The same can be said of Alex’s current girlfriend, a fellow free-range moocher with an unfussy palette and an aversion to waste. When they first started dating, she kept her pilfering a secret for the first six to eight months. It wasn’t until they took a trip to Las Vegas that she revealed her sticky fingers.
“We walked past these onion rings and she just grabbed two or three and started eating them,” Alex recalled. “Didn’t say anything. Didn’t ask if I wanted them. It was like very nonchalant. I was like, ‘Wow, you do that?’ She was like, ‘What’s the big deal?’ I said, ‘Absolutely nothing.’”
To be a successful free-range moocher, it helps to be cavalier and comfortable with cooties. Alex is completely upfront about being “probably dirtier than the average person.” He doesn’t generally wash his hands before meals and considers doing so “just being nervous for the sake of being nervous.” Of course, if he’s been playing basketball, he claims he will spare a moment to run his hands under some water with soap.
But generally speaking, he doesn’t have a problem with germs and thinks being around them can help your body function well. In fact, he’s pretty sure that’s why he’s never once gotten sick or felt ill from eating someone else’s leftovers.
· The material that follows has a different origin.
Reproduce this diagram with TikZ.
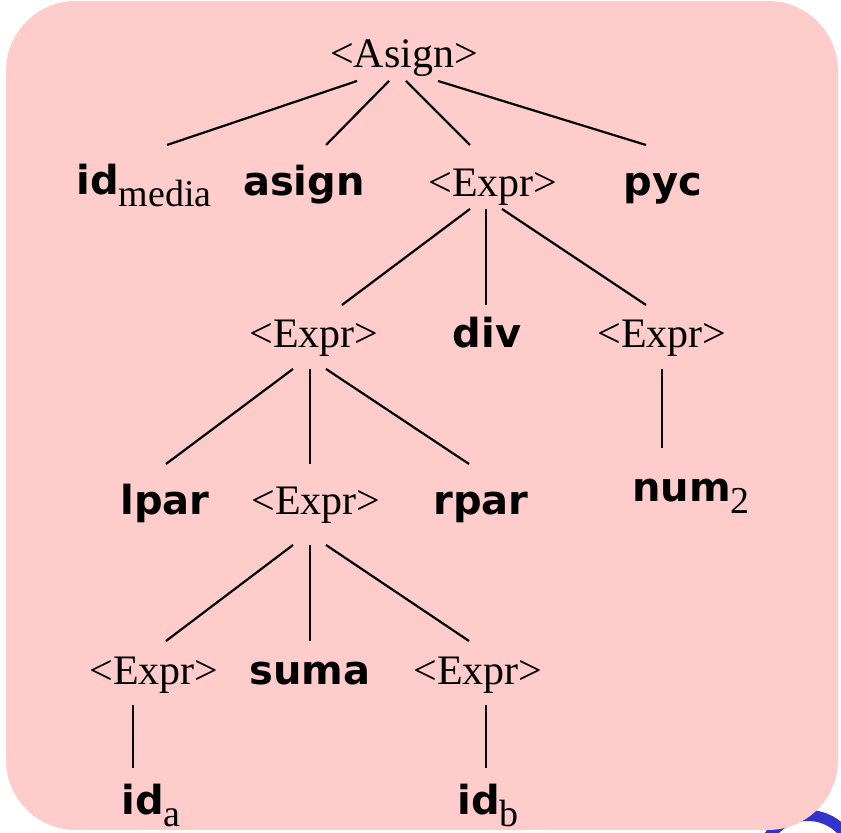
\documentclass[tikz,border=0pt]{standalone}
\usepackage{fontspec}
\setmainfont{Liberation Serif}
\newfontfamily\termfont{DejaVu Sans}

\definecolor{boxpink}{HTML}{FFCCCC}
\definecolor{ringblue}{HTML}{3333CC}

% lowered serif index after a terminal (id_a, num_2, ...)
\newcommand{\low}[1]{\raisebox{-6pt}{\normalfont\fontsize{19}{19}\selectfont #1}}

\begin{document}
\begin{tikzpicture}[
    x=0.5pt, y=0.5pt,
    % Styles
    nonterm/.style={inner sep=0pt, anchor=base, font=\fontsize{21}{25}\selectfont},
    term/.style={inner sep=0pt, anchor=base, font=\termfont\bfseries\fontsize{20}{24}\selectfont},
    edge/.style={black, line width=1.1pt},
    ring/.style={ringblue, line width=5.5pt},
    panel/.style={fill=boxpink, rounded corners=35pt}
]
    \useasboundingbox (0,0) rectangle (841,833);

    % ==========================================
    % 1. BACKGROUND
    % ==========================================
    \begin{scope}
        \clip (0,0) rectangle (841,833);
        \draw[ring] (808,-29) circle (46.5);
    \end{scope}
    \fill[panel] (6,3) rectangle (838,832);

    % ==========================================
    % 2. TREE NODES (one row per level)
    % ==========================================
    \node[nonterm] (root) at (404,765) {<Asign>};

    \node[term]    (idm)    at (144,638) {id\low{media}};
    \node[term]    (tasign) at (304,637) {asign};
    \node[nonterm] (ex1)    at (493,636) {<Expr>};
    \node[term]    (pyc)    at (663,637) {pyc};

    \node[nonterm] (ex2)    at (314,485) {<Expr>};
    \node[term]    (div)    at (487,485) {div};
    \node[nonterm] (ex3)    at (662,485) {<Expr>};

    \node[term]    (lpar)   at (165,318) {lpar};
    \node[nonterm] (ex4)    at (316,318) {<Expr>};
    \node[term]    (rpar)   at (481,318) {rpar};
    \node[term]    (num)    at (691,331) {num\low{2}};

    \node[nonterm] (ex5)    at (154,148) {<Expr>};
    \node[term]    (suma)   at (310,148) {suma};
    \node[nonterm] (ex6)    at (478,148) {<Expr>};

    \node[term]    (ida)    at (151,18) {id\low{a}};
    \node[term]    (idb)    at (488,18) {id\low{b}};

    % ==========================================
    % 3. EDGES (parent -> children)
    % ==========================================
    % <Asign>
    \draw[edge] ([shift={(-47,-13)}]root.base) -- ([shift={(23,50)}]idm.base);
    \draw[edge] ([shift={(-15,-13)}]root.base) -- ([shift={(22,51)}]tasign.base);
    \draw[edge] ([shift={(2,-13)}]root.base)   -- ([shift={(-23,52)}]ex1.base);
    \draw[edge] ([shift={(34,-13)}]root.base)  -- ([shift={(-17,51)}]pyc.base);

    % <Expr> div <Expr>
    \draw[edge] ([shift={(-23,-12)}]ex1.base) -- ([shift={(28,43)}]ex2.base);
    \draw[edge] ([shift={(-7,-12)}]ex1.base)  -- ([shift={(-1,43)}]div.base);
    \draw[edge] ([shift={(9,-12)}]ex1.base)   -- ([shift={(-16,43)}]ex3.base);

    % lpar <Expr> rpar
    \draw[edge] ([shift={(-21,-21)}]ex2.base) -- ([shift={(1,51)}]lpar.base);
    \draw[edge] ([shift={(-4,-21)}]ex2.base)  -- ([shift={(-6,51)}]ex4.base);
    \draw[edge] ([shift={(12,-21)}]ex2.base)  -- ([shift={(-12,51)}]rpar.base);
    \draw[edge] ([shift={(0,-21)}]ex3.base)   -- ([shift={(-29,54)}]num.base);

    % <Expr> suma <Expr>
    \draw[edge] ([shift={(-23,-30)}]ex4.base) -- ([shift={(12,44)}]ex5.base);
    \draw[edge] ([shift={(-6,-30)}]ex4.base)  -- ([shift={(0,44)}]suma.base);
    \draw[edge] ([shift={(10,-30)}]ex4.base)  -- ([shift={(-9,44)}]ex6.base);

    % leaves
    \draw[edge] ([shift={(-21,-20)}]ex5.base) -- ([shift={(-18,47)}]ida.base);
    \draw[edge] ([shift={(8,-20)}]ex6.base)   -- ([shift={(-2,47)}]idb.base);

\end{tikzpicture}
\end{document}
Alex has also, surprisingly, never gotten lectured or in trouble for stealing food. There have been times when he’s checked beforehand with servers, asking them things like, “‘Oh, you mind if I just grab that?’” But more often than not he’ll use his stealth and cunning to pluck a pierogi from a basket.
“In my experience, [staffers] don’t want to say yes because I guess it’s a liability issue,” he said. “So it’s, like, better to ask for forgiveness than permission.”
On rare occasions, Alex’s free-range mooching has even elicited positive reactions from others. In a Yelp review from 2009 — the only one he’s ever written — Alex gave a French soul food restaurant a five star review for letting him steal “a perfectly good, untouched beignet” from the table next to him.
“Rather than be disgusted by this behavior, [the waitress] was genuinely happy that I didn’t let food go to waste,” he wrote, “and even came up to me as I was leaving to find out how I liked it.”